What Is Exposure Bracketing In Photography?

Exposure bracketing is one of the most useful techniques in photography. In simple words, it means taking multiple photos of the same subject with different exposure settings. Therefore, bracketing is about changing your exposure: one photo at the camera meter’s recommendation, one under-exposed, and one over-exposed. Then the three photos could be merged into one photo using editing software to produce a High Dynamic Range (HDR) photo.

This article explains everything you need to know about bracketing, what is it, its types, and how to use it in order to take take the best possible photos.

Finally, we will present an example to show you how to use the famous software “Photoshop” to merge three bracketed photos to produce an HDR photo.

What is bracketing?

Professional photographers use the bracketing technique to ensure that they set their cameras correctly to catch the proper exposure in their photos, especially in challenging lighting situations.

Exposure bracketing means that you take two more pictures of the same scene: one slightly under-exposed (usually by dialing in negative exposure compensation, say -1/3EV), and the second one slightly over-exposed (usually by dialing in positive exposure compensation, say +1/3EV), So you will end up having three photos with different exposure settings: the one that you think it has the proper exposure, the second that is underexposed, and the third that is overexposed.

What is the dynamic range?

Simply, the dynamic range is the difference between the lightest and darkest tones in a scene, from pure white to pure black. In addition, a camera’s dynamic range refers to how many increments the image sensor can detect between pure black and white, and the tones in between.

The human eye can see almost 20 stops in perfect lighting conditions, while high-quality digital cameras can see only up to 15 stops of dynamic range. This means that our capability of seeing is superior to that of any advanced camera. In other words, our eyes can make out the level of details in the shadows and the highlights better than our cameras can.

So, when you spot an amazing scene with high dynamic range, and you want to catch it with your camera you have to remember the camera limitations and try to overcome them. Here comes the importance of using the bracketing technique.

What is HDR photography?

The term HDR stands for “high dynamic range.” For those who aren’t familiar with this technique. As we discuss the meaning of dynamic range in the previous paragraph, we know that if your scenes exceed the camera’s dynamic range, the highlights tend to wash out to white, and the shadows simply become black and you lose all the details. It is obviously difficult to take a photo that captures both ends of this spectrum (both highlights and shadows).

However, with some shooting techniques and advanced post-processing software, photographers have concluded ways to make it happen. This is basically what HDR is: a specific style of photo with an unusually high dynamic range that couldn’t otherwise be achieved in a single photograph.

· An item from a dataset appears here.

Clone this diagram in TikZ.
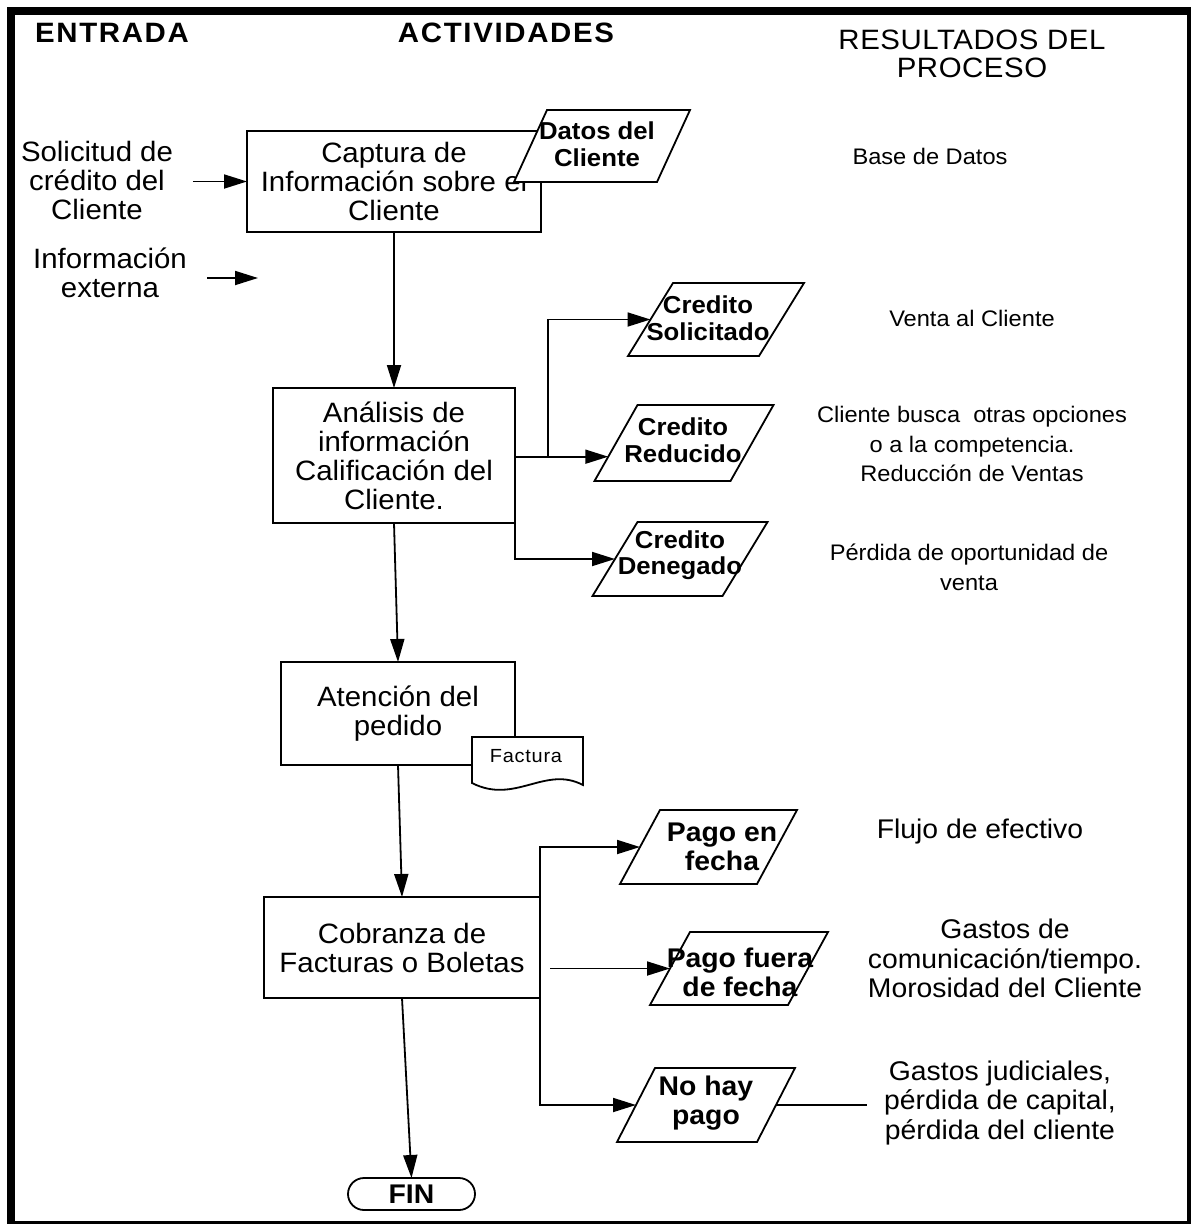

Check the following video for more HDR sample photos

camera Gradient Neutral Density ND Filter test on yellow flower landscape

Why do we use exposure bracketing?

The reason we use the exposure technique is to overcome the situation when we are shooting at a high dynamic level of light in the scenes. We do this is because the camera might have been ‘deceived’ by the light (too much or too little) available and your main subject may be over or under-exposed. By taking these three shots, you are making sure that if this were ever the case, then you would have properly compensated for it.

As an example, you are taking a scene where there is a lot of light around your main subject (such as at the beach on a sunny day, or surrounded by bright snow). In this case, using Weighted-Average metering, your camera might be misjudged by the high light and exposed for it by closing down the aperture and/or using a faster shutter speed, with that setting, the main subject might be under-exposed. By taking an extra shot at a slight over-exposure, you would in fact be over-exposing the surroundings, but properly exposing the main subject.